I am struggling with a name for our newest edition! 

I have been thinking of names for the last few months ever since I knew I was getting a girl, however nothing I thought of sounds like it's the one. 

I was hoping that by bringing her home a name would just fit, but still no luck. So now on day three of her being home, I am opening it to you all for inspiration. What do you name your Vs?

Thanks

P.s. Here are a few pictures of her.


----------



## texasred

She kinda looks like a Tori to me. 
That way her registered name could have Victoria, or Victorious in it.


----------



## Rbka

awwwwwwwww what a cutie!
A lot of our boys' litter-mates have had names that end in the sound "ee"
Cali, Kailie, Sophie, Nikki, Winnie, Evie...
It's just such a personal preference! I browsed "top baby name" lists for our boys. We wanted something quick to say (1 or 2 syllables) with strong consonant sounds for recall. Let us know what you settle on 
https://www.babycenter.com/top-baby-names-2017.htm


----------



## Rufus Tiberius

How about Artamist, the Greek Goddess of the Hunt and Mischief.


----------



## MikoMN

We have three children, all of which had a favorite cartoon character when they were around two. (The same character, the last two were just watching reruns). They would imagine play with the character all the time. None of them could say the characters name right (Uniqua) so we named our dog after the way they actually said the name. That way the dog was kind of like their best friend actually coming to live with them.
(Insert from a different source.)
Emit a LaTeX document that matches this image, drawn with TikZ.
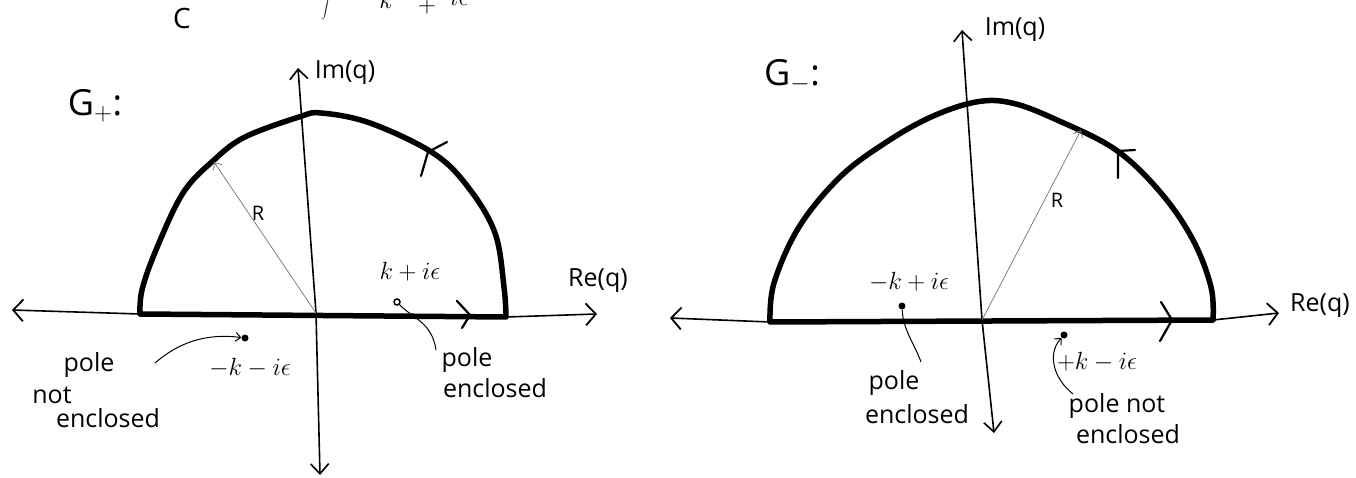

Sent from my SM-G900V using Tapatalk


----------



## GunnV

*The name....*



Rufus Tiberius said:


> How about Artamist, the Greek Goddess of the Hunt and Mischief.


It's funny you should mention Artemis...that is what I am calling my girl. She was born March 15th and will be coming home in the beginning of May. We will call her 'Missy'...cause Artemis sounds like a boys name ....lol


----------



## suzannethemom

Molly
Maddie
Chloe
Courtney
Riley
Clarice (Rudolph the Reindeer's girlfriend)


----------



## hcrowder

Our girl is named Penny. I also like Delilah, Ophelia, Ila, Elsie, and Emmie.


----------



## tknafox2

She is adorable!!
It is not always easy to name your pup, And they tend to grow into the name you do finally choose. Maybe it is fate, and the Name comes with them. 
She looks like a Xena to me ( the warrior princess)


----------



## Meddyg

Thanks all for your input, 

We have called her many names over the past week, including the suggestions of Artemis, Tori/Toria etc. and various Hungarian words too. But one she keeps responding to is Ruby (I suppose along the lines of Rbka's suggestion). So even though we had initially scrapped that name in the beginning as we wanted something more original, it turns out it's the name she likes and so why call her anything else?

So to you all, Ruby says thanks!


----------



## harrigab

Meddyg said:


> Thanks all for your input,
> 
> We have called her many names over the past week, including the suggestions of Artemis, Tori/Toria etc. and various Hungarian words too. *But one she keeps responding to is Ruby *(I suppose along the lines of Rbka's suggestion). So even though we had initially scrapped that name in the beginning as we wanted something more original, it turns out it's the name she likes and so why call her anything else?
> 
> So to you all, Ruby says thanks!


haha,,,what's the secret?? my Ruby seems to forget her name at times


----------



## MikoMN

harrigab said:


> haha,,,what's the secret?? my Ruby seems to forget her name at times


I am happy to hear my dog isn't the only one that suffers from this form of memory loss.

Sent from my SM-G900V using Tapatalk


----------



## Meddyg

harrigab said:


> haha,,,what's the secret?? my Ruby seems to forget her name at times




Well she hasn't left the house yet so hasn't got much choice, I'm sure she'll forget her name as soon as she starts exploring!  [/IMG]


----------



## Anida

Kaylee is really good (we started her younger with off-leash training though). We aren't at 100% recall but she doesn't take off. She likes to keep an eye on me. Inara (my beagle) has selective hearing. She gets way too interested in sniffing the entire world.


----------



## John N

Welcome,

I hope you realise that this Thread is over 4 Years old?


----------